Nature article on releasing source code

Nature just published a 4-page perspective article on the important of releasing the source code for programs used in scientific research. The authors emphasize the importance of reproducibility for results that depend on computation.

Labrigger has already covered releasing source code here, including the sympathetic CRAPL. In that license, it is acknowledged that the code offered is not pretty and no promise of support is offered (in fact, quite the opposite is promised). These are among the key concerns about releasing code. Perhaps the software relies on expensive, propriatery hardware and/or software. Perhaps the code is buggy as hell, thread hostile, devoid of error handling, and relies on core dumps as the main data output interface. Or perhaps the source code is poorly commented, or not commented at all, and all variable names are single characters. Perhaps the code is written in Whitespace with inline Brainfuck.

The authors spend a long time explaining that there is no substitute for releasing the source code. That is, pseudo code, mathematical, or natural language descriptions are never enough. Of course they’re right in principle, but I appreciate the alternative descriptions sometimes, so I wouldn’t want a source code release to replace those alternative descriptions.
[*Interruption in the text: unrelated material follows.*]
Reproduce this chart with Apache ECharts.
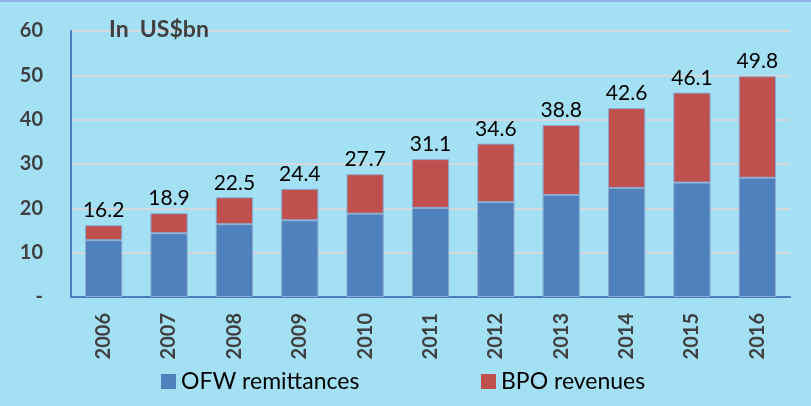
<!DOCTYPE html>
<html>
<head>
<meta charset="utf-8">
<script src="https://cdn.jsdelivr.net/npm/echarts@6/dist/echarts.min.js"></script>
<style>
  html, body { margin: 0; padding: 0; background: #a3e0f4; }
  #chart { width: 811px; height: 406px; }
</style>
</head>
<body>
<div id="chart"></div>
<script>
// Данные с картинки (млрд долл. США)
const years = ['2006', '2007', '2008', '2009', '2010', '2011', '2012', '2013', '2014', '2015', '2016'];
const ofwRemittances = [12.8, 14.4, 16.4, 17.3, 18.8, 20.1, 21.4, 23.0, 24.6, 25.8, 26.9];
const bpoRevenues = [3.4, 4.5, 6.1, 7.1, 8.9, 11.0, 13.2, 15.8, 18.0, 20.3, 22.9];
const totals = ['16.2', '18.9', '22.5', '24.4', '27.7', '31.1', '34.6', '38.8', '42.6', '46.1', '49.8'];
const yTicks = { min: 0, max: 60, step: 10 };

const FONT = 'Lato, "Open Sans", sans-serif';
const chart = echarts.init(document.getElementById('chart'));

const legendBase = {
  bottom: 8,
  itemWidth: 15,
  itemHeight: 15,
  icon: 'rect',
  itemStyle: { borderWidth: 0 },
  textStyle: { fontSize: 23, color: '#000', fontFamily: FONT },
};

chart.setOption({
  backgroundColor: '#a3e0f4',
  animation: false,
  textStyle: { fontFamily: FONT },
  graphic: [
    { type: 'rect', shape: { x: 0, y: 0, width: 811, height: 2 }, style: { fill: '#8fb2e2' } },
    {
      type: 'text', left: 109, top: 18, z: 10,
      style: { text: 'In  US$bn', font: `bold 23px ${FONT}`, fill: '#404040' },
    },
  ],
  grid: { left: 71, right: 21, top: 31, bottom: 109 },
  legend: [
    Object.assign({ left: 156, data: ['OFW remittances'] }, legendBase),
    Object.assign({ left: 476, data: ['BPO revenues'] }, legendBase),
  ],
  xAxis: {
    type: 'category',
    data: years,
    axisLine: { lineStyle: { color: '#4a7fc4', width: 2 } },
    axisTick: { show: false },
    axisLabel: {
      rotate: 90, margin: 16,
      fontSize: 20, fontWeight: 'bold', color: '#404040', fontFamily: FONT,
    },
  },
  yAxis: {
    type: 'value',
    min: yTicks.min, max: yTicks.max, interval: yTicks.step,
    axisLine: { show: true, lineStyle: { color: '#4a7fc4', width: 2 } },
    axisTick: { show: false },
    splitLine: { lineStyle: { color: '#d4d8da', width: 2 } },
    axisLabel: {
      margin: 28,
      fontSize: 20, fontWeight: 'bold', color: '#404040', fontFamily: FONT,
      formatter: (v) => (v === 0 ? '-' : String(v)),
    },
  },
  series: [
    {
      name: 'OFW remittances',
      type: 'bar',
      stack: 'total',
      barWidth: '57%',
      data: ofwRemittances,
      itemStyle: { color: '#4f81bd', borderColor: '#8aaad0', borderWidth: 1 },
    },
    {
      name: 'BPO revenues',
      type: 'bar',
      stack: 'total',
      data: bpoRevenues,
      itemStyle: { color: '#c0504d', borderColor: '#8aaad0', borderWidth: 1 },
      label: {
        show: true,
        position: 'top',
        distance: 4,
        fontSize: 21,
        color: '#000',
        fontFamily: FONT,
        formatter: (p) => totals[p.dataIndex],
      },
    },
  ],
});
</script>
</body>
</html>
For example, I don’t want to have to sift through someone’s crap code just to find how they performed a specific bootstrap analysis. The description in the methods section should be sufficiently clear and detailed so that I can code it up myself.

One point the authors make is that errors can be detected when the entire source code is released. Sometimes, even commercial programs have bugs that change results. E.g., GraphPad had a rather unfortunate bug that resulted in data groups being flagged as significantly different when they weren’t.